• INSTRUCTIONS TO FOLLOW: Among the entries below, find the lines with "this" and copy them.

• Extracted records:

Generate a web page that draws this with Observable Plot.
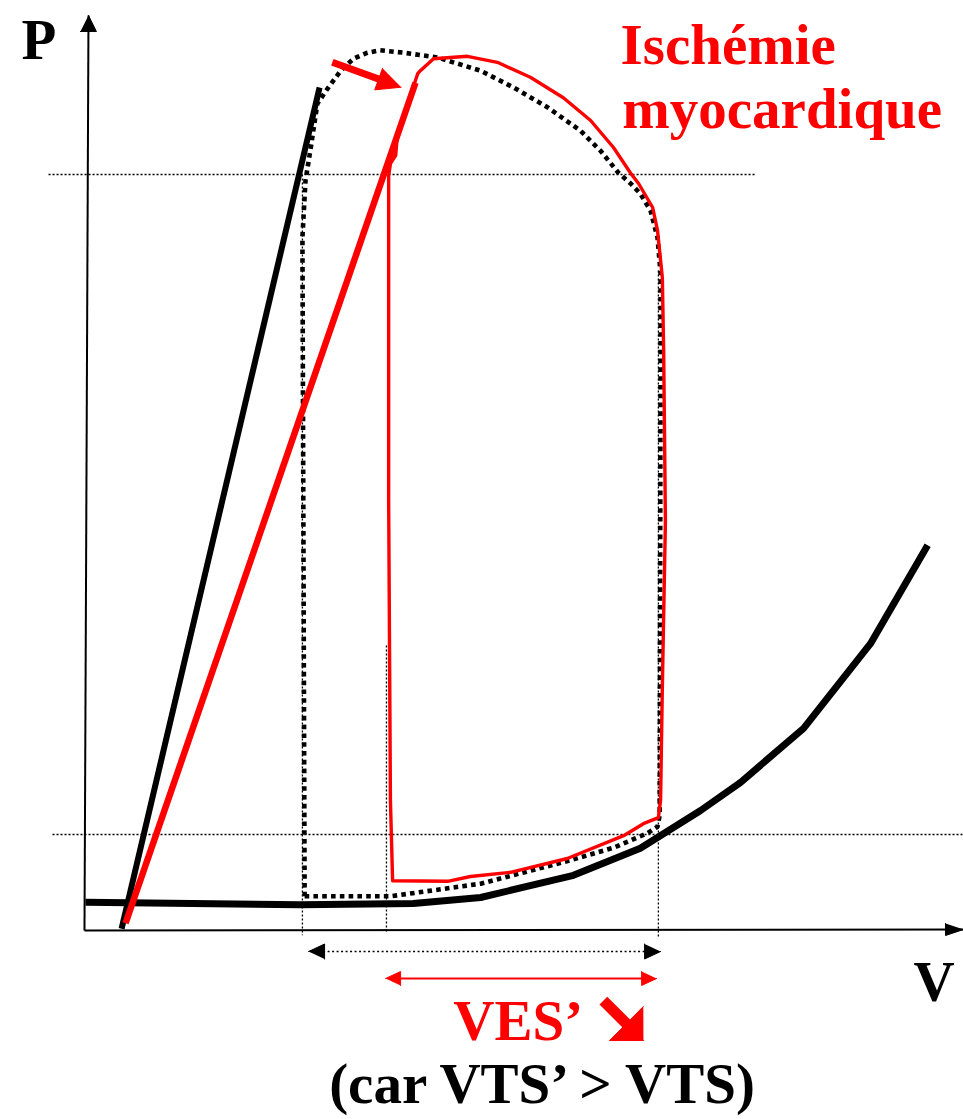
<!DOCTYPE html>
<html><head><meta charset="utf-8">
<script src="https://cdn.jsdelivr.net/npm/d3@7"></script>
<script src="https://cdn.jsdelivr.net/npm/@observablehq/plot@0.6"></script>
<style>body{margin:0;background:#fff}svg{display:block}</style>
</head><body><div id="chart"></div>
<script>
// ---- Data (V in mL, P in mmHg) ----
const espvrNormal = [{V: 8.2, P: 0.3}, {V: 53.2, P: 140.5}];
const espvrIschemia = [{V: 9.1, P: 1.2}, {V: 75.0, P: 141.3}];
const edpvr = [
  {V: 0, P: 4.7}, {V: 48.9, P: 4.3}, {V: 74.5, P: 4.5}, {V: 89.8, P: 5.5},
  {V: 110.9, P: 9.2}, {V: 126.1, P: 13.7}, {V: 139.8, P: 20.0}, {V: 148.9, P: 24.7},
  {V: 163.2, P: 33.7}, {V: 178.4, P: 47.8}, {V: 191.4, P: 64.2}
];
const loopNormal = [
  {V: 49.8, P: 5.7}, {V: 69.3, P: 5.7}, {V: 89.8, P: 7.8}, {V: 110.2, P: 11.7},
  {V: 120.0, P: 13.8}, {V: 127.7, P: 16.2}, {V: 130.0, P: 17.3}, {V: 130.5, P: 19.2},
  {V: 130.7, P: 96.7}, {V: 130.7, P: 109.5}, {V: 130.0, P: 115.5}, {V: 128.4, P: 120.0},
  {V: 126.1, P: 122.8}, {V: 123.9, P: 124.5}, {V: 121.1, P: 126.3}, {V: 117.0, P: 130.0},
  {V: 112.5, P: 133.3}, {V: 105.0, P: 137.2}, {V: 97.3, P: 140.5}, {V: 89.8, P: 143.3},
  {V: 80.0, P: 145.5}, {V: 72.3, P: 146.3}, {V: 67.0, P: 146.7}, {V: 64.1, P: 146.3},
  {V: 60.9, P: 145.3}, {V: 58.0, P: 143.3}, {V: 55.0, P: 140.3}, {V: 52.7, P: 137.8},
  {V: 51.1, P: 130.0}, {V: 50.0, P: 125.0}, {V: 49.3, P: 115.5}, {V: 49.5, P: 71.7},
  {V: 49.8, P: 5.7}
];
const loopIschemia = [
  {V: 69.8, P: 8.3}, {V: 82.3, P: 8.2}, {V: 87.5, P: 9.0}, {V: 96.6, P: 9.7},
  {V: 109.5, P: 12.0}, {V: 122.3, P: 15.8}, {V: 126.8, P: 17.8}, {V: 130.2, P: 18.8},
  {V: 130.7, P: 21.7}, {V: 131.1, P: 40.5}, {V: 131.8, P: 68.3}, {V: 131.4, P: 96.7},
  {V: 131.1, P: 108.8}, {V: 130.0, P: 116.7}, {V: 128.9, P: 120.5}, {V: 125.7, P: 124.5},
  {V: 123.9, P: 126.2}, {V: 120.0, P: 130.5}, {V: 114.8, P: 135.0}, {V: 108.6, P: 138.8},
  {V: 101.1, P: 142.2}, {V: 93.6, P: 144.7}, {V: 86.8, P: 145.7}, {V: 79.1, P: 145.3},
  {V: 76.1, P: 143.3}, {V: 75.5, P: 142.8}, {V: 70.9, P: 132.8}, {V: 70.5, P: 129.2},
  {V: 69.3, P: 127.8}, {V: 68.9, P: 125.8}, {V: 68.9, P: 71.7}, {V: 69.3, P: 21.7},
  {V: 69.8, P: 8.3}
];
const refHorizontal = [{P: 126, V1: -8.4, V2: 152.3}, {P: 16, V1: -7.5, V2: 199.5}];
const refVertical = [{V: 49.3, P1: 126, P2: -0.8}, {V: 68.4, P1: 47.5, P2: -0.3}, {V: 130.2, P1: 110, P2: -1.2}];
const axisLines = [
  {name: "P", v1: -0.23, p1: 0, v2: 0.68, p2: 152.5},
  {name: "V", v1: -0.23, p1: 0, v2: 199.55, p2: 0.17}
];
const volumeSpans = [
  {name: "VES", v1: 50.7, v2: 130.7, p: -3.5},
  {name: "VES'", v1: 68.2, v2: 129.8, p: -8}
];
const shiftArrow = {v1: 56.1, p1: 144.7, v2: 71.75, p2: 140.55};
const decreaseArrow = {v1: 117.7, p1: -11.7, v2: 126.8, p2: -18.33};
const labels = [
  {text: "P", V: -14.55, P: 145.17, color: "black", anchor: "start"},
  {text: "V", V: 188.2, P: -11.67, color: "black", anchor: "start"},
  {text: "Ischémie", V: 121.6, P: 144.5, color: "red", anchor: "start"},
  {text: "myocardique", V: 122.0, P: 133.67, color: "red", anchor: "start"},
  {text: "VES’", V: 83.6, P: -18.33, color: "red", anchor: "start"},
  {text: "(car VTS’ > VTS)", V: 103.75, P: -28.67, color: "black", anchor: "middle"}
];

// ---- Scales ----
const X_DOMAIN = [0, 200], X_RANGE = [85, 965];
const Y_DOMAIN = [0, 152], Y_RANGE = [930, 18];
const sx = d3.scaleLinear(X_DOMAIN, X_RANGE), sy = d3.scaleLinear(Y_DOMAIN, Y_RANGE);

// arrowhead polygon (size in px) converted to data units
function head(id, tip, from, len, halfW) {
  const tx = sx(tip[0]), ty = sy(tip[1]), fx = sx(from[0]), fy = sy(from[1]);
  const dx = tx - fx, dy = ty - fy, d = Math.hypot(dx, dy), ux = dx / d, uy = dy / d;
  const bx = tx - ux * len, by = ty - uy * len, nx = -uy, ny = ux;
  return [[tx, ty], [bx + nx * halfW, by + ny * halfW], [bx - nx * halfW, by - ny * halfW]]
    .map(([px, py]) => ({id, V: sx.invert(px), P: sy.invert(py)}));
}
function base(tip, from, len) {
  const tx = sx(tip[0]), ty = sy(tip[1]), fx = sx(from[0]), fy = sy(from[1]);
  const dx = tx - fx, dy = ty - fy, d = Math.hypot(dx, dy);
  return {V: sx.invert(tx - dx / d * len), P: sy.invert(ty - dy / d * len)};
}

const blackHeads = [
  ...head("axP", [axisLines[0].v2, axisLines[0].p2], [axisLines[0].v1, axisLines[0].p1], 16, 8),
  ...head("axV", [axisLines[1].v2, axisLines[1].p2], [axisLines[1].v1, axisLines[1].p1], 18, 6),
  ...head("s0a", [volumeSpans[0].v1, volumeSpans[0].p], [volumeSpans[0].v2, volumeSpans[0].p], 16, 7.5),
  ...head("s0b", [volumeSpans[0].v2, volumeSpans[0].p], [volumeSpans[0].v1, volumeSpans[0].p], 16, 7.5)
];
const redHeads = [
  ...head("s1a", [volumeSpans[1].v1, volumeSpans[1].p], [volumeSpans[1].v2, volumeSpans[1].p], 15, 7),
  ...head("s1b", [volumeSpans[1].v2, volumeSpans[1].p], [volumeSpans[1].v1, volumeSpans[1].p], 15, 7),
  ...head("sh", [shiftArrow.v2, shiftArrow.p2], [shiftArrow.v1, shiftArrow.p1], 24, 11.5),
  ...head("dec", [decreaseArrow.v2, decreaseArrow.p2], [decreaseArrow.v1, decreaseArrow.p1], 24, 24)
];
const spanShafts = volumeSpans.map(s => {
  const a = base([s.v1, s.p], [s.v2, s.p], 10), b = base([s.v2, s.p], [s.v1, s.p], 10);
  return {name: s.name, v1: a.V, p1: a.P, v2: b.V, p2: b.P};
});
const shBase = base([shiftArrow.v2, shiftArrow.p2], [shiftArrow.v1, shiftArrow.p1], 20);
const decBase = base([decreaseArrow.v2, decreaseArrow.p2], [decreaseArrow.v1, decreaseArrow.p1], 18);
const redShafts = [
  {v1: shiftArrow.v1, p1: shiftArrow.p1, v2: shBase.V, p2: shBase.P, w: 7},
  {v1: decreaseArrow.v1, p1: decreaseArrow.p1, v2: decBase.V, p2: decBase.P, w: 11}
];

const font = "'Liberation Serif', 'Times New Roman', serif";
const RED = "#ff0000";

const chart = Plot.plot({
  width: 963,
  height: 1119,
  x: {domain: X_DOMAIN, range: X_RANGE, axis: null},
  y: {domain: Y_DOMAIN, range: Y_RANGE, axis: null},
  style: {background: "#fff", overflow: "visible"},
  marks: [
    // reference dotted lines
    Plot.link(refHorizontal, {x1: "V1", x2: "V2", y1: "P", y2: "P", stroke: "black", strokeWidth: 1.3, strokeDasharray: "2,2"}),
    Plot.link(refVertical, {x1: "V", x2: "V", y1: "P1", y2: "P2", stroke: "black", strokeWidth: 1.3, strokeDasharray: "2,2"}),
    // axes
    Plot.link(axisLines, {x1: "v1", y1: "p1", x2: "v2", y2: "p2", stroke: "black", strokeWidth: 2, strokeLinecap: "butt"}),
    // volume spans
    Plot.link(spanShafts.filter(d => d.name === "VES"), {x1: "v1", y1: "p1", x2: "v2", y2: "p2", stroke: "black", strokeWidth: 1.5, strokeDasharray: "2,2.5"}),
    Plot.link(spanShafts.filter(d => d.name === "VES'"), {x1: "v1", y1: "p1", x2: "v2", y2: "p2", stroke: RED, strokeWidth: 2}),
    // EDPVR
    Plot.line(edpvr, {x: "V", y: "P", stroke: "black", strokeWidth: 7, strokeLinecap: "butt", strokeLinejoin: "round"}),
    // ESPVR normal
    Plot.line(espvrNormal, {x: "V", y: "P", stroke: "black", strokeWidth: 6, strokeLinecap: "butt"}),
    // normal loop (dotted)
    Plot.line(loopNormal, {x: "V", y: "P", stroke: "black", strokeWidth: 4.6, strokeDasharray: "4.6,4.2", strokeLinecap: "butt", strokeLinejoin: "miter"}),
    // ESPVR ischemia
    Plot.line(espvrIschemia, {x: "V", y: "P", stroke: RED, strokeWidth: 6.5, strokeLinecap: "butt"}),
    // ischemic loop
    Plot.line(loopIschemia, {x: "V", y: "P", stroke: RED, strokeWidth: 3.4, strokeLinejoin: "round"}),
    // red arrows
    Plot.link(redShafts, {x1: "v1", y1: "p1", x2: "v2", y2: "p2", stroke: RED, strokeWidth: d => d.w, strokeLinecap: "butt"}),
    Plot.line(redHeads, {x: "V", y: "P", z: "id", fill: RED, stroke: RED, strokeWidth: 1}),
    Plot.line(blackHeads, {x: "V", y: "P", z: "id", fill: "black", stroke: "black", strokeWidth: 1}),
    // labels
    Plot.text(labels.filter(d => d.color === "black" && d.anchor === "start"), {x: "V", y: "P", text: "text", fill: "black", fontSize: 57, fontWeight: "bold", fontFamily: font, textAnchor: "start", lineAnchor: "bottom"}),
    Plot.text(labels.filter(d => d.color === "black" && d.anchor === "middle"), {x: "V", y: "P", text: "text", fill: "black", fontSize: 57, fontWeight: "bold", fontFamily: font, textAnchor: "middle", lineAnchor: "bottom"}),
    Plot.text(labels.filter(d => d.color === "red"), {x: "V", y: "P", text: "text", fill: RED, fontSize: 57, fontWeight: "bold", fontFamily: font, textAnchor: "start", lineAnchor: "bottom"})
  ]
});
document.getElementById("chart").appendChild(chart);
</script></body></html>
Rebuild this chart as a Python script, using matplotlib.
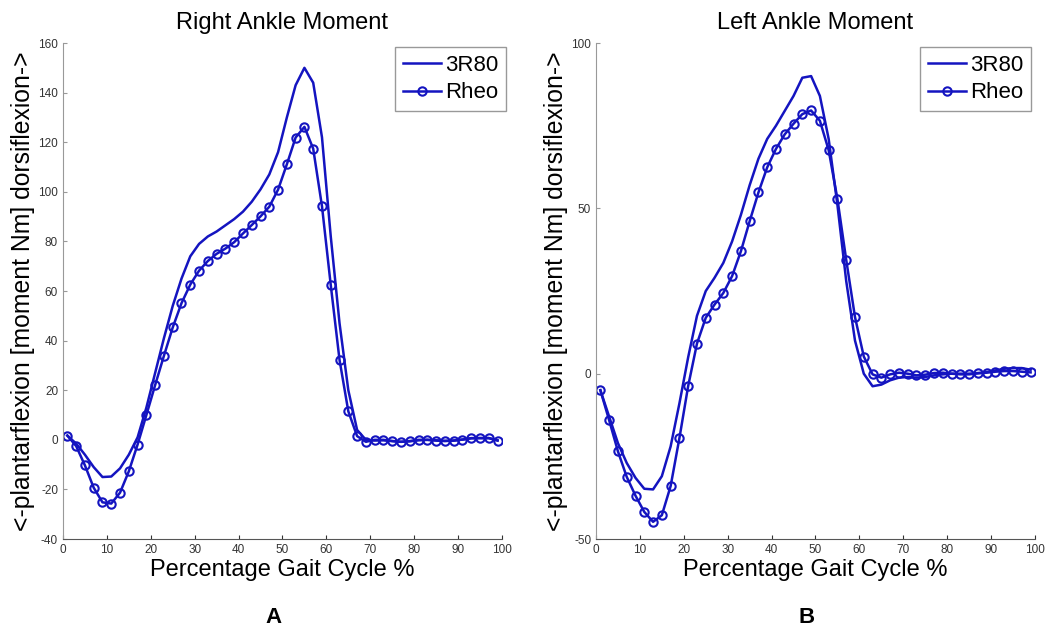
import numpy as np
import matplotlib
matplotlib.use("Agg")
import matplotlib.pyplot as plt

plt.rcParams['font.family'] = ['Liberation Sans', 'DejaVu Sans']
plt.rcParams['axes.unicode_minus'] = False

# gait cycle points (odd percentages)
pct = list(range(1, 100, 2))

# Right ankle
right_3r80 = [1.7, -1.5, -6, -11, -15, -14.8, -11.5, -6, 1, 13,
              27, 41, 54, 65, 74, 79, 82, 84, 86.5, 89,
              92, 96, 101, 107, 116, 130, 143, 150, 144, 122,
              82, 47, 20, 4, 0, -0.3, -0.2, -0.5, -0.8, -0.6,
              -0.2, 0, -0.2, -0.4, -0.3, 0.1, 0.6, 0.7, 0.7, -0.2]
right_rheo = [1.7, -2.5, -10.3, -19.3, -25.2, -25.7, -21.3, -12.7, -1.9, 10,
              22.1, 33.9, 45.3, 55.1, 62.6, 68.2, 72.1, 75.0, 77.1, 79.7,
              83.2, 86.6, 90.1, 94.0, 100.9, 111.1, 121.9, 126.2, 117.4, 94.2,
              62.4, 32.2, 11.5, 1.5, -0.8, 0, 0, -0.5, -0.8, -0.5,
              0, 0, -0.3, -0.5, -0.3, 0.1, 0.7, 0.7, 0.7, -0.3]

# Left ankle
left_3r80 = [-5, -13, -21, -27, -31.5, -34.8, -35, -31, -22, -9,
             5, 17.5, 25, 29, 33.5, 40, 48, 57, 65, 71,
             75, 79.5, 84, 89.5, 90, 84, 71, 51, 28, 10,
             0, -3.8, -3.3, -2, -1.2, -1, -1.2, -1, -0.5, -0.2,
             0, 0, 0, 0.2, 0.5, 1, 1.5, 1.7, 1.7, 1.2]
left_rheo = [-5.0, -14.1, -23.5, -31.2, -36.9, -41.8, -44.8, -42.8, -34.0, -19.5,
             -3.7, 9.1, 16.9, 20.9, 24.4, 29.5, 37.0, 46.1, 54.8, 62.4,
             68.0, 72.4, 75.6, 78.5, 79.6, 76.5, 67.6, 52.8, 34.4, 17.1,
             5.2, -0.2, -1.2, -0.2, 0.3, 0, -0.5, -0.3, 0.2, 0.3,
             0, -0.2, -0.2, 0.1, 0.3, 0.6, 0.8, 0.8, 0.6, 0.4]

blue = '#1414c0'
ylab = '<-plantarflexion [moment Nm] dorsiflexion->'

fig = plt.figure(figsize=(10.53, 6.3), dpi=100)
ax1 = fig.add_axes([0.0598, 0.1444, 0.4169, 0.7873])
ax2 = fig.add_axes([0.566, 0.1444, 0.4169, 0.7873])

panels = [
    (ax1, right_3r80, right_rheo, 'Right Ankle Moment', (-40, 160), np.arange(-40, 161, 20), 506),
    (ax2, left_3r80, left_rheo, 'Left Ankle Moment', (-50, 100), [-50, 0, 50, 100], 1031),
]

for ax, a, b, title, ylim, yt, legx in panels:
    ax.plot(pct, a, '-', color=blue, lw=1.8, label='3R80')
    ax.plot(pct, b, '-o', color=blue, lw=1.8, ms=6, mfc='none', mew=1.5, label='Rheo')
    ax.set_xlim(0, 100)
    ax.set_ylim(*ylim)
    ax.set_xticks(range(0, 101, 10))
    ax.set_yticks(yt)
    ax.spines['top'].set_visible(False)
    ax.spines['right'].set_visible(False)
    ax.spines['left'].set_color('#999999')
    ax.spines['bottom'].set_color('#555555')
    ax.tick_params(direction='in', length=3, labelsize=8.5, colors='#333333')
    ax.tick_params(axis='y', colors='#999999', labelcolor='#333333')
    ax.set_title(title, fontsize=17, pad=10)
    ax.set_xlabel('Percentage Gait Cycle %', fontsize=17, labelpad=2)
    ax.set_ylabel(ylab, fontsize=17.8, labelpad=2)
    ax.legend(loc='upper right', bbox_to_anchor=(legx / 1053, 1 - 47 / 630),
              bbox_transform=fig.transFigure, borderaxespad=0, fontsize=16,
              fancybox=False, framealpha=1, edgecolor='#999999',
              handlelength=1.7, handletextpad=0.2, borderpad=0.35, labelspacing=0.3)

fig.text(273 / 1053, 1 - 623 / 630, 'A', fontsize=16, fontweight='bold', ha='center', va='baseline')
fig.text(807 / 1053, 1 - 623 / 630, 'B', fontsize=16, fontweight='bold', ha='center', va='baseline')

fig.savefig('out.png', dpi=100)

• COMPLETED TASK:
Generate a web page that draws this with Observable Plot.
Rebuild this chart as a Python script, using matplotlib.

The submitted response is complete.